--- Begin ---

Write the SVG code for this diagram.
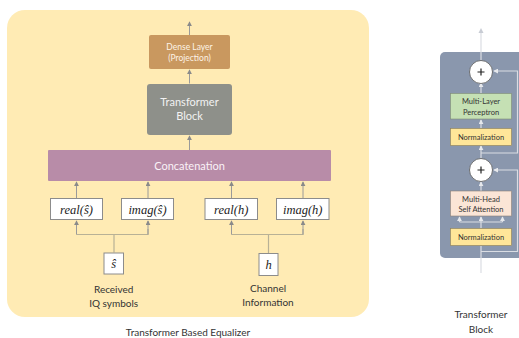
<svg xmlns="http://www.w3.org/2000/svg" width="519" height="338" viewBox="0 0 519 338">
  <style>
    .lbl { font-family: Lato, "Open Sans", sans-serif; text-anchor: middle; }
    .math { font-family: "Liberation Serif", "DejaVu Serif", serif; font-style: italic; font-size: 12.5px; fill: #222; text-anchor: middle; }
    .wbox { fill: #FFFFFF; stroke: #8C8C8C; stroke-width: 1; }
    .arr { stroke: #9A9A9A; stroke-width: 1; fill: none; marker-end: url(#ah); }
    .fork { stroke: #B8B196; stroke-width: 1.2; fill: none; }
    .warr { stroke: #DADDE3; stroke-width: 1.2; fill: none; marker-end: url(#wh); }
    .wline { stroke: #DADDE3; stroke-width: 1.2; fill: none; }
    .small { font-size: 7.5px; fill: #333; }
  </style>
  <defs>
    <marker id="ah" viewBox="0 0 6 6" refX="5" refY="3" markerWidth="5" markerHeight="5" orient="auto" markerUnits="userSpaceOnUse">
      <path d="M0,0 L6,3 L0,6 Z" fill="#8A8A8A"/>
    </marker>
    <marker id="wh" viewBox="0 0 6 6" refX="5" refY="3" markerWidth="5" markerHeight="5" orient="auto" markerUnits="userSpaceOnUse">
      <path d="M0,0 L6,3 L0,6 Z" fill="#E6E8EC"/>
    </marker>
  </defs>

  <!-- equalizer panel -->
  <rect x="7" y="10" width="362" height="307" rx="18" fill="#FFEBB4"/>

  <!-- connectors -->
  <g id="connectors">
    <line class="arr" x1="189.5" y1="35" x2="189.5" y2="22"/>
    <line class="arr" x1="189.5" y1="83.5" x2="189.5" y2="70"/>
    <line class="arr" x1="189.5" y1="150" x2="189.5" y2="136"/>
    <line class="arr" x1="76.5" y1="198" x2="76.5" y2="182"/>
    <line class="arr" x1="148" y1="198" x2="148" y2="182"/>
    <line class="arr" x1="231.5" y1="198" x2="231.5" y2="182"/>
    <line class="arr" x1="303" y1="198" x2="303" y2="182"/>
    <path class="fork" d="M114,252.5 V234.5 H76.5 M114,234.5 H148 V229"/>
    <line class="arr" x1="76.5" y1="234.5" x2="76.5" y2="221"/>
    <line class="arr" x1="148" y1="234.5" x2="148" y2="221"/>
    <path class="fork" d="M268.5,253 V234.5 H231.5 M268.5,234.5 H303 V229"/>
    <line class="arr" x1="231.5" y1="234.5" x2="231.5" y2="221"/>
    <line class="arr" x1="303" y1="234.5" x2="303" y2="221"/>
  </g>

  <!-- nodes -->
  <g id="dense-layer">
    <rect x="149" y="35" width="81" height="34" rx="2" fill="#C9985F"/>
    <text class="lbl" x="189.5" y="50" font-size="8.5" fill="#FDF3E6">Dense Layer</text>
    <text class="lbl" x="189.5" y="61" font-size="8.5" fill="#FDF3E6">(Projection)</text>
  </g>
  <g id="transformer-block">
    <rect x="147" y="84" width="85" height="51" rx="3" fill="#8E908A"/>
    <text class="lbl" x="189.5" y="106" font-size="11" fill="#F2F2F2">Transformer</text>
    <text class="lbl" x="189.5" y="120" font-size="11" fill="#F2F2F2">Block</text>
  </g>
  <g id="concatenation">
    <rect x="48" y="150" width="283" height="31" rx="1" fill="#B88CA8"/>
    <text class="lbl" x="189.5" y="170" font-size="11" fill="#FAF2F7">Concatenation</text>
  </g>
  <g id="real-s">
    <rect class="wbox" x="50.5" y="198.5" width="52" height="21"/>
    <text class="math" x="76.5" y="213.5">real(ŝ)</text>
  </g>
  <g id="imag-s">
    <rect class="wbox" x="121.5" y="198.5" width="52" height="21"/>
    <text class="math" x="147.5" y="213.5">imag(ŝ)</text>
  </g>
  <g id="real-h">
    <rect class="wbox" x="205" y="198.5" width="52.5" height="21"/>
    <text class="math" x="231.2" y="213.5">real(h)</text>
  </g>
  <g id="imag-h">
    <rect class="wbox" x="276.5" y="198.5" width="52.5" height="21"/>
    <text class="math" x="302.7" y="213.5">imag(h)</text>
  </g>
  <g id="s-hat">
    <rect class="wbox" x="104" y="253" width="19.5" height="21"/>
    <text class="math" x="113.7" y="267.5">ŝ</text>
    <text class="lbl" x="113.7" y="293" font-size="10" fill="#333">Received</text>
    <text class="lbl" x="113.7" y="307" font-size="10" fill="#333">IQ symbols</text>
  </g>
  <g id="h">
    <rect class="wbox" x="259" y="253.5" width="19" height="22"/>
    <text class="math" x="268.5" y="268.5">h</text>
    <text class="lbl" x="268" y="292" font-size="10" fill="#333">Channel</text>
    <text class="lbl" x="268" y="306" font-size="10" fill="#333">Information</text>
  </g>
  <text class="lbl" x="188" y="336" font-size="10" fill="#333">Transformer Based Equalizer</text>

  <!-- transformer block detail -->
  <g id="block-panel">
    <rect x="440" y="52" width="90" height="206" rx="5" fill="#8A97AD"/>
  </g>
  <g id="block-connectors">
    <line class="wline" x1="481" y1="273" x2="481" y2="246"/>
    <line class="wline" x1="481" y1="30" x2="481" y2="60"/>
    <path d="M478.5,33 L481,28 L483.5,33 Z" fill="#C8CCD4"/>
    <path class="warr" d="M481,251.5 H517.5 V170 H494"/>
    <path class="warr" d="M481,153 H517.5 V71 H494"/>
    <line class="warr" x1="481" y1="228" x2="481" y2="217"/>
    <path class="wline" d="M459.5,222 H502.5"/>
    <line class="warr" x1="459.5" y1="222" x2="459.5" y2="217"/>
    <line class="warr" x1="502.5" y1="222" x2="502.5" y2="217"/>
    <line class="warr" x1="481" y1="191" x2="481" y2="182"/>
    <line class="warr" x1="481" y1="158" x2="481" y2="146"/>
    <line class="warr" x1="481" y1="128" x2="481" y2="120"/>
    <line class="warr" x1="481" y1="93" x2="481" y2="83"/>
  </g>
  <g id="add-top">
    <circle cx="481" cy="72" r="11.5" fill="#FFFFFF" stroke="#555" stroke-width="0.8"/>
    <path d="M477.5,72 H484.5 M481,68.5 V75.5" stroke="#222" stroke-width="1.2"/>
  </g>
  <g id="mlp">
    <rect x="450.5" y="93.5" width="61" height="25.5" fill="#C5E0B4" stroke="#7F8C75" stroke-width="0.6"/>
    <text class="lbl small" x="481" y="104">Multi-Layer</text>
    <text class="lbl small" x="481" y="114.5">Perceptron</text>
  </g>
  <g id="norm-top">
    <rect x="450.5" y="128.5" width="61" height="17" fill="#FFE699" stroke="#8C7F55" stroke-width="0.6"/>
    <text class="lbl small" x="481" y="139.5">Normalization</text>
  </g>
  <g id="add-bottom">
    <circle cx="481" cy="170" r="11.5" fill="#FFFFFF" stroke="#555" stroke-width="0.8"/>
    <path d="M477.5,170 H484.5 M481,166.5 V173.5" stroke="#222" stroke-width="1.2"/>
  </g>
  <g id="mhsa">
    <rect x="450.5" y="191" width="61" height="25" fill="#FBE5D6" stroke="#8C8078" stroke-width="0.6"/>
    <text class="lbl small" x="481" y="201.5">Multi-Head</text>
    <text class="lbl small" x="481" y="212">Self Attention</text>
  </g>
  <g id="norm-bottom">
    <rect x="450.5" y="228.5" width="61" height="17" fill="#FFE699" stroke="#8C7F55" stroke-width="0.6"/>
    <text class="lbl small" x="481" y="239.5">Normalization</text>
  </g>
  <text class="lbl" x="481" y="318" font-size="10" fill="#333">Transformer</text>
  <text class="lbl" x="481" y="333" font-size="10" fill="#333">Block</text>
</svg>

--- End ---

Without the pictures, transcribe the listing above exactly.

Write the SVG code for this diagram.
<svg xmlns="http://www.w3.org/2000/svg" width="519" height="338" viewBox="0 0 519 338">
  <style>
    .lbl { font-family: Lato, "Open Sans", sans-serif; text-anchor: middle; }
    .math { font-family: "Liberation Serif", "DejaVu Serif", serif; font-style: italic; font-size: 12.5px; fill: #222; text-anchor: middle; }
    .wbox { fill: #FFFFFF; stroke: #8C8C8C; stroke-width: 1; }
    .arr { stroke: #9A9A9A; stroke-width: 1; fill: none; marker-end: url(#ah); }
    .fork { stroke: #B8B196; stroke-width: 1.2; fill: none; }
    .warr { stroke: #DADDE3; stroke-width: 1.2; fill: none; marker-end: url(#wh); }
    .wline { stroke: #DADDE3; stroke-width: 1.2; fill: none; }
    .small { font-size: 7.5px; fill: #333; }
  </style>
  <defs>
    <marker id="ah" viewBox="0 0 6 6" refX="5" refY="3" markerWidth="5" markerHeight="5" orient="auto" markerUnits="userSpaceOnUse">
      <path d="M0,0 L6,3 L0,6 Z" fill="#8A8A8A"/>
    </marker>
    <marker id="wh" viewBox="0 0 6 6" refX="5" refY="3" markerWidth="5" markerHeight="5" orient="auto" markerUnits="userSpaceOnUse">
      <path d="M0,0 L6,3 L0,6 Z" fill="#E6E8EC"/>
    </marker>
  </defs>

  <!-- equalizer panel -->
  <rect x="7" y="10" width="362" height="307" rx="18" fill="#FFEBB4"/>

  <!-- connectors -->
  <g id="connectors">
    <line class="arr" x1="189.5" y1="35" x2="189.5" y2="22"/>
    <line class="arr" x1="189.5" y1="83.5" x2="189.5" y2="70"/>
    <line class="arr" x1="189.5" y1="150" x2="189.5" y2="136"/>
    <line class="arr" x1="76.5" y1="198" x2="76.5" y2="182"/>
    <line class="arr" x1="148" y1="198" x2="148" y2="182"/>
    <line class="arr" x1="231.5" y1="198" x2="231.5" y2="182"/>
    <line class="arr" x1="303" y1="198" x2="303" y2="182"/>
    <path class="fork" d="M114,252.5 V234.5 H76.5 M114,234.5 H148 V229"/>
    <line class="arr" x1="76.5" y1="234.5" x2="76.5" y2="221"/>
    <line class="arr" x1="148" y1="234.5" x2="148" y2="221"/>
    <path class="fork" d="M268.5,253 V234.5 H231.5 M268.5,234.5 H303 V229"/>
    <line class="arr" x1="231.5" y1="234.5" x2="231.5" y2="221"/>
    <line class="arr" x1="303" y1="234.5" x2="303" y2="221"/>
  </g>

  <!-- nodes -->
  <g id="dense-layer">
    <rect x="149" y="35" width="81" height="34" rx="2" fill="#C9985F"/>
    <text class="lbl" x="189.5" y="50" font-size="8.5" fill="#FDF3E6">Dense Layer</text>
    <text class="lbl" x="189.5" y="61" font-size="8.5" fill="#FDF3E6">(Projection)</text>
  </g>
  <g id="transformer-block">
    <rect x="147" y="84" width="85" height="51" rx="3" fill="#8E908A"/>
    <text class="lbl" x="189.5" y="106" font-size="11" fill="#F2F2F2">Transformer</text>
    <text class="lbl" x="189.5" y="120" font-size="11" fill="#F2F2F2">Block</text>
  </g>
  <g id="concatenation">
    <rect x="48" y="150" width="283" height="31" rx="1" fill="#B88CA8"/>
    <text class="lbl" x="189.5" y="170" font-size="11" fill="#FAF2F7">Concatenation</text>
  </g>
  <g id="real-s">
    <rect class="wbox" x="50.5" y="198.5" width="52" height="21"/>
    <text class="math" x="76.5" y="213.5">real(ŝ)</text>
  </g>
  <g id="imag-s">
    <rect class="wbox" x="121.5" y="198.5" width="52" height="21"/>
    <text class="math" x="147.5" y="213.5">imag(ŝ)</text>
  </g>
  <g id="real-h">
    <rect class="wbox" x="205" y="198.5" width="52.5" height="21"/>
    <text class="math" x="231.2" y="213.5">real(h)</text>
  </g>
  <g id="imag-h">
    <rect class="wbox" x="276.5" y="198.5" width="52.5" height="21"/>
    <text class="math" x="302.7" y="213.5">imag(h)</text>
  </g>
  <g id="s-hat">
    <rect class="wbox" x="104" y="253" width="19.5" height="21"/>
    <text class="math" x="113.7" y="267.5">ŝ</text>
    <text class="lbl" x="113.7" y="293" font-size="10" fill="#333">Received</text>
    <text class="lbl" x="113.7" y="307" font-size="10" fill="#333">IQ symbols</text>
  </g>
  <g id="h">
    <rect class="wbox" x="259" y="253.5" width="19" height="22"/>
    <text class="math" x="268.5" y="268.5">h</text>
    <text class="lbl" x="268" y="292" font-size="10" fill="#333">Channel</text>
    <text class="lbl" x="268" y="306" font-size="10" fill="#333">Information</text>
  </g>
  <text class="lbl" x="188" y="336" font-size="10" fill="#333">Transformer Based Equalizer</text>

  <!-- transformer block detail -->
  <g id="block-panel">
    <rect x="440" y="52" width="90" height="206" rx="5" fill="#8A97AD"/>
  </g>
  <g id="block-connectors">
    <line class="wline" x1="481" y1="273" x2="481" y2="246"/>
    <line class="wline" x1="481" y1="30" x2="481" y2="60"/>
    <path d="M478.5,33 L481,28 L483.5,33 Z" fill="#C8CCD4"/>
    <path class="warr" d="M481,251.5 H517.5 V170 H494"/>
    <path class="warr" d="M481,153 H517.5 V71 H494"/>
    <line class="warr" x1="481" y1="228" x2="481" y2="217"/>
    <path class="wline" d="M459.5,222 H502.5"/>
    <line class="warr" x1="459.5" y1="222" x2="459.5" y2="217"/>
    <line class="warr" x1="502.5" y1="222" x2="502.5" y2="217"/>
    <line class="warr" x1="481" y1="191" x2="481" y2="182"/>
    <line class="warr" x1="481" y1="158" x2="481" y2="146"/>
    <line class="warr" x1="481" y1="128" x2="481" y2="120"/>
    <line class="warr" x1="481" y1="93" x2="481" y2="83"/>
  </g>
  <g id="add-top">
    <circle cx="481" cy="72" r="11.5" fill="#FFFFFF" stroke="#555" stroke-width="0.8"/>
    <path d="M477.5,72 H484.5 M481,68.5 V75.5" stroke="#222" stroke-width="1.2"/>
  </g>
  <g id="mlp">
    <rect x="450.5" y="93.5" width="61" height="25.5" fill="#C5E0B4" stroke="#7F8C75" stroke-width="0.6"/>
    <text class="lbl small" x="481" y="104">Multi-Layer</text>
    <text class="lbl small" x="481" y="114.5">Perceptron</text>
  </g>
  <g id="norm-top">
    <rect x="450.5" y="128.5" width="61" height="17" fill="#FFE699" stroke="#8C7F55" stroke-width="0.6"/>
    <text class="lbl small" x="481" y="139.5">Normalization</text>
  </g>
  <g id="add-bottom">
    <circle cx="481" cy="170" r="11.5" fill="#FFFFFF" stroke="#555" stroke-width="0.8"/>
    <path d="M477.5,170 H484.5 M481,166.5 V173.5" stroke="#222" stroke-width="1.2"/>
  </g>
  <g id="mhsa">
    <rect x="450.5" y="191" width="61" height="25" fill="#FBE5D6" stroke="#8C8078" stroke-width="0.6"/>
    <text class="lbl small" x="481" y="201.5">Multi-Head</text>
    <text class="lbl small" x="481" y="212">Self Attention</text>
  </g>
  <g id="norm-bottom">
    <rect x="450.5" y="228.5" width="61" height="17" fill="#FFE699" stroke="#8C7F55" stroke-width="0.6"/>
    <text class="lbl small" x="481" y="239.5">Normalization</text>
  </g>
  <text class="lbl" x="481" y="318" font-size="10" fill="#333">Transformer</text>
  <text class="lbl" x="481" y="333" font-size="10" fill="#333">Block</text>
</svg>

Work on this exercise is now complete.